CAPE and Interest Rates: A Critical Adjustment
One of CAPE's greatest oversights is ignoring interest rates. Valuations should rise when risk-free rates fall and fall when rates rise. A CAPE of 30× is much less worrying in a world where 10-year Treasuries yield 1.5% than in a world where they yield 5%.
Some researchers have tried to adjust CAPE for interest rates, using a formula like:
Adjusted CAPE = CAPE × (Current 10-Year Treasury Yield) ÷ (Historical Average Treasury Yield)
This makes intuitive sense: if rates fall, you should be willing to pay more for a given earning (because the alternative—bonds—yields less). The adjustment is controversial, but it captures a real economic truth that plain CAPE misses.
If you use CAPE, at least be aware of the interest-rate environment. A CAPE of 30× in a low-rate world is more defensible than the same CAPE in a high-rate world.
Real-World Example: CAPE in 2023–2024
In 2023–2024, CAPE was hovering around 32–35×, above the long-term average and near bubble levels. What did this tell you?
The CAPE signal: The market is expensive. Expect lower returns over the next 10 years.
The reality: The signal was correct in a statistical sense—markets that start expensive do tend to have lower subsequent returns. But the signal did not say when the correction would come or how much lower the market would go.

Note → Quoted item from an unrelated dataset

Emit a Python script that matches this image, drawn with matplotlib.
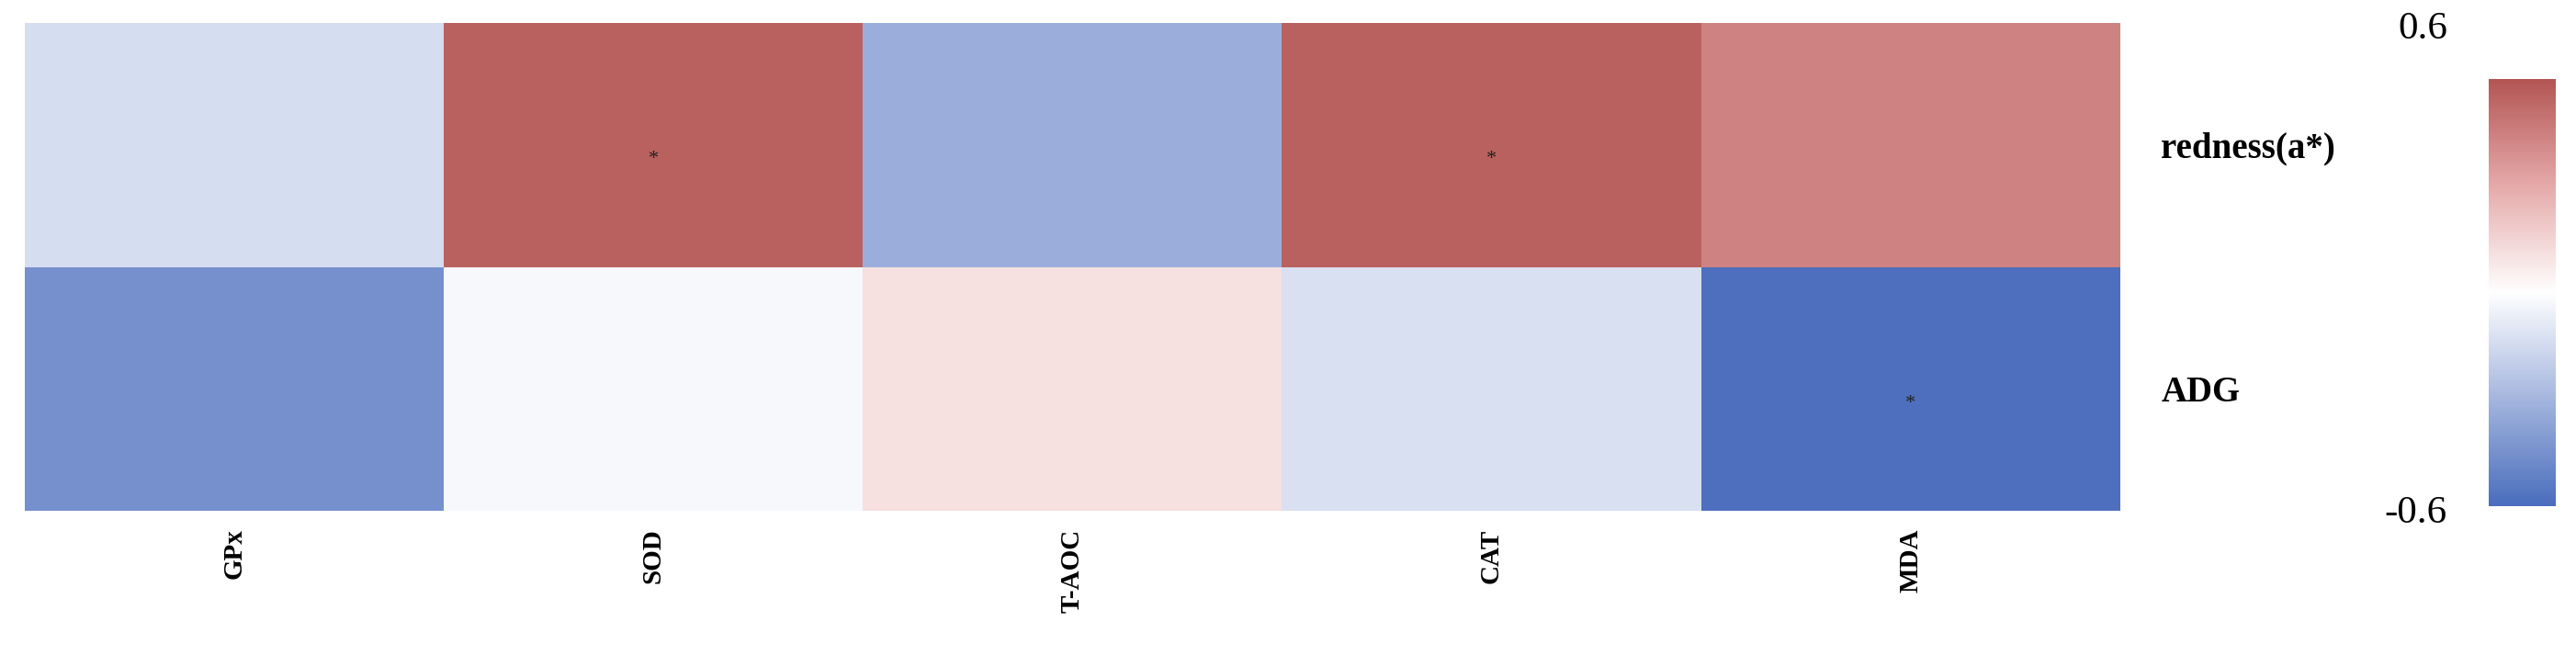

Some investors sold or reduced exposure in 2023, fearing a major crash. Others doubled down on the companies driving the CAPE expansion (the "Magnificent Seven": Apple, Microsoft, Google, Amazon, Netflix, Tesla, Nvidia). Both strategies could have made money, depending on the path of interest rates and growth expectations.
The point: CAPE says "be cautious," but it does not say "sell" or "buy." It should influence your allocation and your margin-of-safety requirements, but not your timing.

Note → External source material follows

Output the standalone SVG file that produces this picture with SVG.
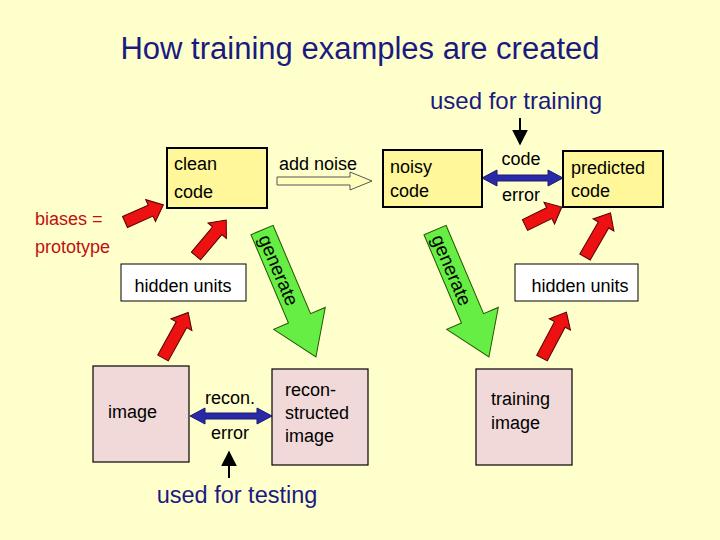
<svg xmlns="http://www.w3.org/2000/svg" width="720" height="540" viewBox="0 0 720 540">
<defs>
<style>
text{font-family:"Liberation Sans",Arial,sans-serif;fill:#000}
.y{fill:#fff799;stroke:#000;stroke-width:2}
.p{fill:#f2d9d9;stroke:#000;stroke-width:1.2}
.w{fill:#fff;stroke:#000;stroke-width:1}
.t{font-size:18px}
.red{fill:#ee1111;stroke:#550000;stroke-width:1}
.grn{fill:#66ee44;stroke:#225500;stroke-width:1}
.blue{fill:#2a2aa8;stroke:#1a1a70;stroke-width:1}
</style>
<marker id="ah" viewBox="0 0 10 10" refX="9" refY="5" markerWidth="8" markerHeight="8" orient="auto"><path d="M0,0 L10,5 L0,10 z" fill="#000"/></marker>
</defs>
<rect width="720" height="540" fill="#ffffcc"/>
<text x="360" y="59" font-size="31" text-anchor="middle" style="fill:#1a1a80">How training examples are created</text>
<text x="516" y="109" font-size="24" text-anchor="middle" style="fill:#1a1a80">used for training</text>
<text x="237" y="503" font-size="23.5" text-anchor="middle" style="fill:#1a1a80">used for testing</text>
<text x="35" y="225" class="t" style="fill:#c01010">biases =</text>
<text x="35" y="253" class="t" style="fill:#c01010">prototype</text>
<text x="318" y="170" class="t" text-anchor="middle">add noise</text>
<text x="521" y="165" class="t" text-anchor="middle">code</text>
<text x="521" y="201" class="t" text-anchor="middle">error</text>
<text x="230" y="404" class="t" text-anchor="middle">recon.</text>
<text x="230" y="439" class="t" text-anchor="middle">error</text>
<g id="connectors">
<line x1="520" y1="118" x2="520" y2="144" stroke="#000" stroke-width="2" marker-end="url(#ah)"/>
<line x1="229" y1="478" x2="229" y2="452" stroke="#000" stroke-width="2" marker-end="url(#ah)"/>
<path d="M277,177 L350,177 L350,172 L372,181 L350,190 L350,185 L277,185 Z" fill="#ffffbb" stroke="#555" stroke-width="1"/>
<path class="blue" d="M482,178 L497,170 L497,175 L548,175 L548,170 L563,178 L548,186 L548,181 L497,181 L497,186 Z"/>
<path class="blue" d="M190,416 L205,408 L205,413 L257,413 L257,408 L272,416 L257,424 L257,419 L205,419 L205,424 Z"/>
<path class="red" transform="translate(125,222) rotate(-24)" d="M0,-6 L28,-6 L28,-12 L42,0 L28,12 L28,6 L0,6 Z"/>
<path class="red" transform="translate(196,256) rotate(-50)" d="M0,-6 L33,-6 L33,-12 L47,0 L33,12 L33,6 L0,6 Z"/>
<path class="red" transform="translate(163,358) rotate(-61)" d="M0,-6 L38,-6 L38,-12 L52,0 L38,12 L38,6 L0,6 Z"/>
<path class="red" transform="translate(525,225) rotate(-26)" d="M0,-6 L27,-6 L27,-12 L41,0 L27,12 L27,6 L0,6 Z"/>
<path class="red" transform="translate(585,257) rotate(-60)" d="M0,-6 L37,-6 L37,-12 L51,0 L37,12 L37,6 L0,6 Z"/>
<path class="red" transform="translate(542,358) rotate(-62)" d="M0,-6 L38,-6 L38,-12 L52,0 L38,12 L38,6 L0,6 Z"/>
<g transform="translate(262,230) rotate(67)"><path class="grn" d="M0,-12 L96,-12 L96,-28 L138,0 L96,28 L96,12 L0,12 Z"/><text x="6" y="7" font-size="19">generate</text></g>
<g transform="translate(435,230) rotate(67)"><path class="grn" d="M0,-12 L96,-12 L96,-28 L138,0 L96,28 L96,12 L0,12 Z"/><text x="6" y="7" font-size="19">generate</text></g>
</g>
<g id="clean"><rect class="y" x="167" y="148" width="100" height="60"/><text x="174" y="170" class="t">clean</text><text x="174" y="198" class="t">code</text></g>
<g id="noisy"><rect class="y" x="383" y="150" width="99" height="57"/><text x="390" y="173" class="t">noisy</text><text x="390" y="197" class="t">code</text></g>
<g id="predicted"><rect class="y" x="563" y="151" width="100" height="56"/><text x="571" y="174" class="t">predicted</text><text x="571" y="197" class="t">code</text></g>
<g id="hidden1"><rect class="w" x="121" y="264" width="125" height="37"/><text x="183" y="292" class="t" text-anchor="middle">hidden units</text></g>
<g id="hidden2"><rect class="w" x="515" y="264" width="123" height="37"/><text x="580" y="292" class="t" text-anchor="middle">hidden units</text></g>
<g id="image"><rect class="p" x="93" y="366" width="96" height="96"/><text x="108" y="418" class="t">image</text></g>
<g id="recon"><rect class="p" x="272" y="369" width="96" height="96"/><text x="285" y="396" class="t">recon-</text><text x="285" y="419" class="t">structed</text><text x="285" y="442" class="t">image</text></g>
<g id="training"><rect class="p" x="476" y="369" width="96" height="96"/><text x="491" y="405" class="t">training</text><text x="491" y="429" class="t">image</text></g>
</svg>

When CAPE Works: Macro Allocation
CAPE is most useful when you are making a high-level allocation decision, not a stock-picking decision.
Example questions:
- "Should I be 70% stocks or 50% stocks?" CAPE can inform this. If CAPE is 35× (bubble), 50% might be prudent. If CAPE is 15× (crash), 70% might be appropriate.
- "Should I shift from domestic to international stocks?" If the S&P 500 CAPE is 32× and emerging-market CAPE is 15×, the case for diversification is stronger.

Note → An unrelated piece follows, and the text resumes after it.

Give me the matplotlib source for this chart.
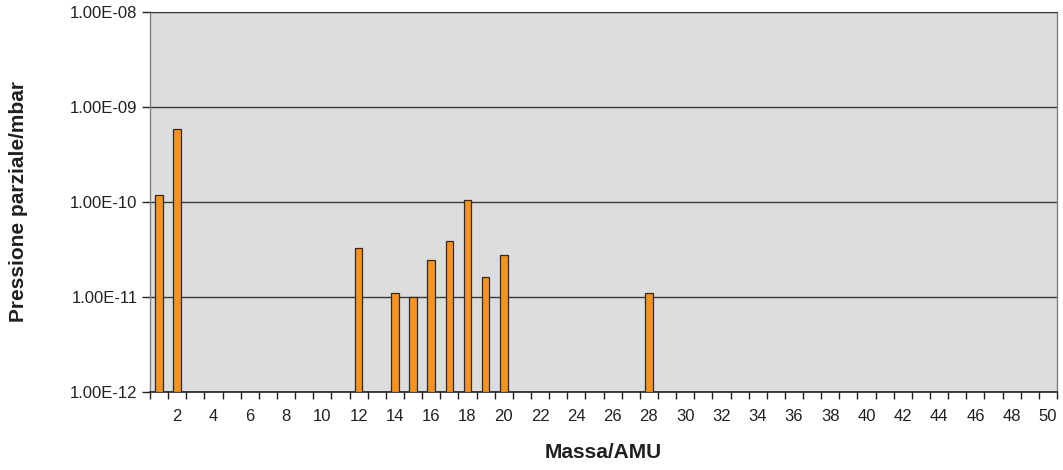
import matplotlib
matplotlib.use("Agg")
import matplotlib.pyplot as plt
from matplotlib.ticker import FixedLocator, NullLocator, FuncFormatter

plt.rcParams.update({"font.family": ["Liberation Sans", "DejaVu Sans"]})

# partial pressure (mbar) per mass (AMU), only non-empty channels
MASSES = [1, 2, 12, 14, 15, 16, 17, 18, 19, 20, 28]
PRESSURES = [1.19e-10, 5.8e-10, 3.27e-11, 1.10e-11, 1.01e-11, 2.46e-11,
             3.87e-11, 1.05e-10, 1.64e-11, 2.80e-11, 1.10e-11]
LABEL_MASSES = list(range(2, 51, 2))
Y_TICKS = [1e-12, 1e-11, 1e-10, 1e-9, 1e-8]

BG, GRID, TXT, ORANGE = "#DCDDDF", "#3A3A3A", "#231F20", "#F7931E"
FLOOR = 1e-12

fig = plt.figure(figsize=(10.63, 4.70), dpi=100)
ax = fig.add_axes([0.1411, 0.166, 0.8533, 0.8085])
ax.set_facecolor(BG)

ax.set_yscale("log")
ax.set_ylim(FLOOR, 1e-8)
ax.set_xlim(0.5, 50.5)

ax.bar(MASSES, [p - FLOOR for p in PRESSURES], bottom=FLOOR, width=0.42,
       color=ORANGE, edgecolor="#2B2B2B", linewidth=0.9, zorder=3)

ax.yaxis.set_major_locator(FixedLocator(Y_TICKS))
ax.yaxis.set_minor_locator(NullLocator())
ax.yaxis.set_major_formatter(FuncFormatter(lambda v, p: f"{v:.2E}"))
ax.grid(axis="y", which="major", color=GRID, linewidth=1.0, zorder=1)

ax.xaxis.set_major_locator(FixedLocator(LABEL_MASSES))
ax.xaxis.set_minor_locator(FixedLocator([m + 0.5 for m in range(0, 51)]))
ax.tick_params(axis="x", which="major", length=0, pad=12, labelsize=12, labelcolor=TXT)
ax.tick_params(axis="x", which="minor", length=5, width=1, color=TXT, direction="out")
ax.tick_params(axis="y", which="major", length=6, width=1, color=TXT, direction="out",
               labelsize=12, labelcolor=TXT, pad=3)

for s in ("left", "right"):
    ax.spines[s].set_color("#808080")
    ax.spines[s].set_linewidth(1.0)
ax.spines["top"].set_color(GRID)
ax.spines["bottom"].set_color(TXT)
ax.spines["bottom"].set_linewidth(1.2)

ax.set_ylabel("Pressione parziale/mbar", fontsize=15, fontweight="bold", color=TXT, labelpad=30)
ax.set_xlabel("Massa/AMU", fontsize=15, fontweight="bold", color=TXT, labelpad=14)

fig.savefig("out.png", dpi=100)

- "Am I early or late in the market cycle?" A CAPE that is still rising suggests valuations are expanding; a CAPE that is elevated but flat suggests valuations have stabilized.
For these macro questions, CAPE is a useful input. For stock picking and market timing, it is less helpful.
FAQ
Q: Is CAPE above 30× a sell signal? A: Not necessarily. It is a caution signal. Markets have stayed at 30+× CAPE for years before correcting. Use CAPE to inform your asset allocation and margin of safety, not to time exits.
Q: How does CAPE account for inflation? A: All historical earnings are converted to today's dollars using CPI. This ensures that earnings from 2015 are not compared to current prices in nominal terms.
Q: Should I use trailing or forward P/E if CAPE is elevated? A: Both. If trailing P/E is low but CAPE is high, it means the market expects large earnings growth. Make sure that growth is realistic before betting on it.
Q: Can CAPE predict 1-year or 5-year returns? A: Poorly. CAPE correlates with 10-year returns (high CAPE → lower returns over 10 years), but it does not predict shorter-term moves. The market can stay expensive and go higher, or it can crash with little warning.
Q: Why does CAPE ignore interest rates? A: It is a design flaw. Shiller's framework is based on the idea that market valuations are mean-reverting around a stable trend. But that trend is not stable—it shifts with rates, inflation expectations, and growth expectations.
Q: Is CAPE useful for individual stocks? A: Not really. Use industry-specific normalized earnings instead. CAPE works for broad indices because of the law of large numbers; for individual stocks, the business model and cycle are unique.
Related Concepts
- Cyclically adjusted earnings: Earnings averaged over a business cycle (typically 10 years) to smooth out temporary peaks and troughs.
- Shiller, Robert: Nobel Prize–winning economist known for research on behavioral finance and stock-market bubbles. CAPE is his most famous contribution to investing.
- Mean reversion: The statistical tendency for prices to revert to long-term averages. CAPE is based on the assumption that valuations mean-revert.
- Real earnings: Earnings adjusted for inflation, usually using CPI.
- Fair value CAPE: The historical average CAPE (roughly 16–17 for the S&P 500), around which valuations oscillate over time.
Summary
The Shiller CAPE ratio solves a real problem: standard P/E ratios are distorted by the business cycle. By averaging 10 years of inflation-adjusted earnings, CAPE gives a better picture of whether the market is fundamentally expensive or cheap.
CAPE is excellent at identifying major bubbles and crashes, but poor at timing within a valuation regime. It also ignores interest rates and misses structural shifts in the economy. For individual stocks, CAPE is not useful; use business-model-specific normalized earnings instead.
For macro-level decisions—how much to allocate to stocks, whether to overweight or underweight equities relative to bonds—CAPE is a valuable input. But for stock picking and market timing, treat it as one signal among many. A high CAPE should increase your margin-of-safety requirements and lower your return expectations, but it should not paralyze you or force you to be out of the market.